The victory -- the jury acquitted or hung on all charges -- is in many ways a hollow one. Since December 2001, when the Holy Land Foundation was deemed a "specially designated global terrorist" by the Bush administration, the foundation's assets have been frozen by the Treasury Department's Office of Foreign Asset Control. The criminal case has no impact on the freeze. The legal and moral incongruity of the organization's situation highlights the problems inherent in the International Emergency Economic Powers Act -- a statute that was once used exclusively to penalize hostile foreign countries but that was expanded during the administrations of Bill Clinton and George W. Bush to target groups and individuals believed to be supporters of terrorist groups.
In a criminal procedure, such as the trial of the Holy Land officials, prosecutors must provide evidence, and defendants can challenge that evidence or present their own. Only if a jury is convinced beyond a reasonable doubt will the defendants be convicted and punished.
Under the International Emergency Economic Powers Act, the process is turned on its head. The government may designate an organization an aider and abettor of terrorism and freeze the designee's assets. The target is given the chance to challenge the designation before a federal judge, but the process is so heavily weighted toward the government that it is almost meaningless. The government must prove only that its actions were not "arbitrary and capricious." The organization is barred from presenting its own evidence, so the judge must use only information, including hearsay evidence, that the government offers. The government also often shields from view of the target any evidence it deems important to national security or evidence that could reveal the identity of confidential sources.
In 2000, Congress made it harder for the government to prevail in similar forfeiture actions in drug cases by requiring the government to provide more evidence that the forfeiture was needed and to allow targets a chance to demonstrate their innocence.

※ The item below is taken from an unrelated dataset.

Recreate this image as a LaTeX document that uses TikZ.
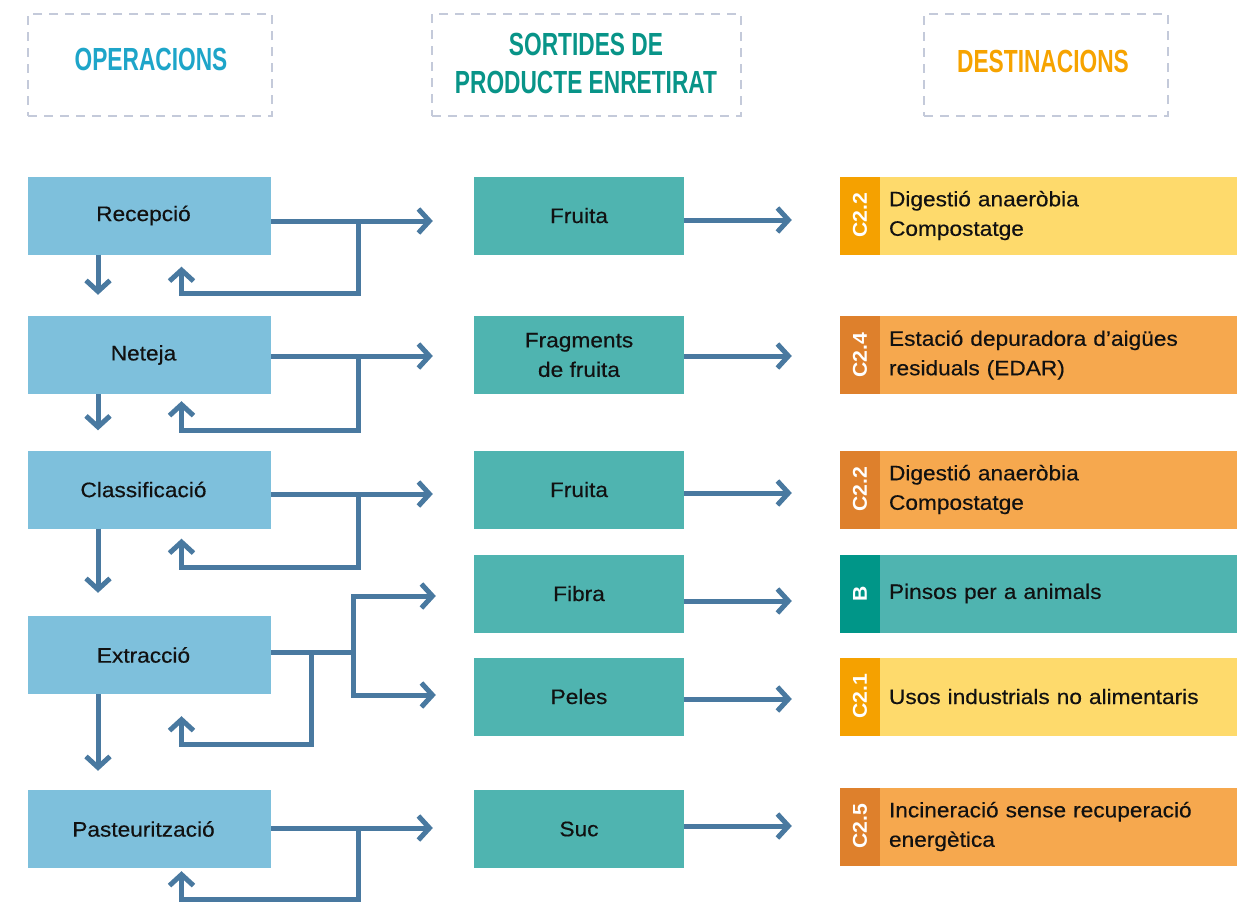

These changes were not applicable to terrorism cases; they should be. Moreover, judges should insist that more of the government's evidence in terrorism-related freezes be scrutinized by the target, even while using well-established techniques to minimize exposure of sensitive material.
The government should be given latitude to thwart funding of terrorist activity. And it should be permitted to protect sources who may be put in jeopardy if their identities are revealed. But the extraordinary flexibility afforded the government must be offset by a process that gives groups labeled "specially designated global terrorists" a fair and meaningful chance to rebut the allegations.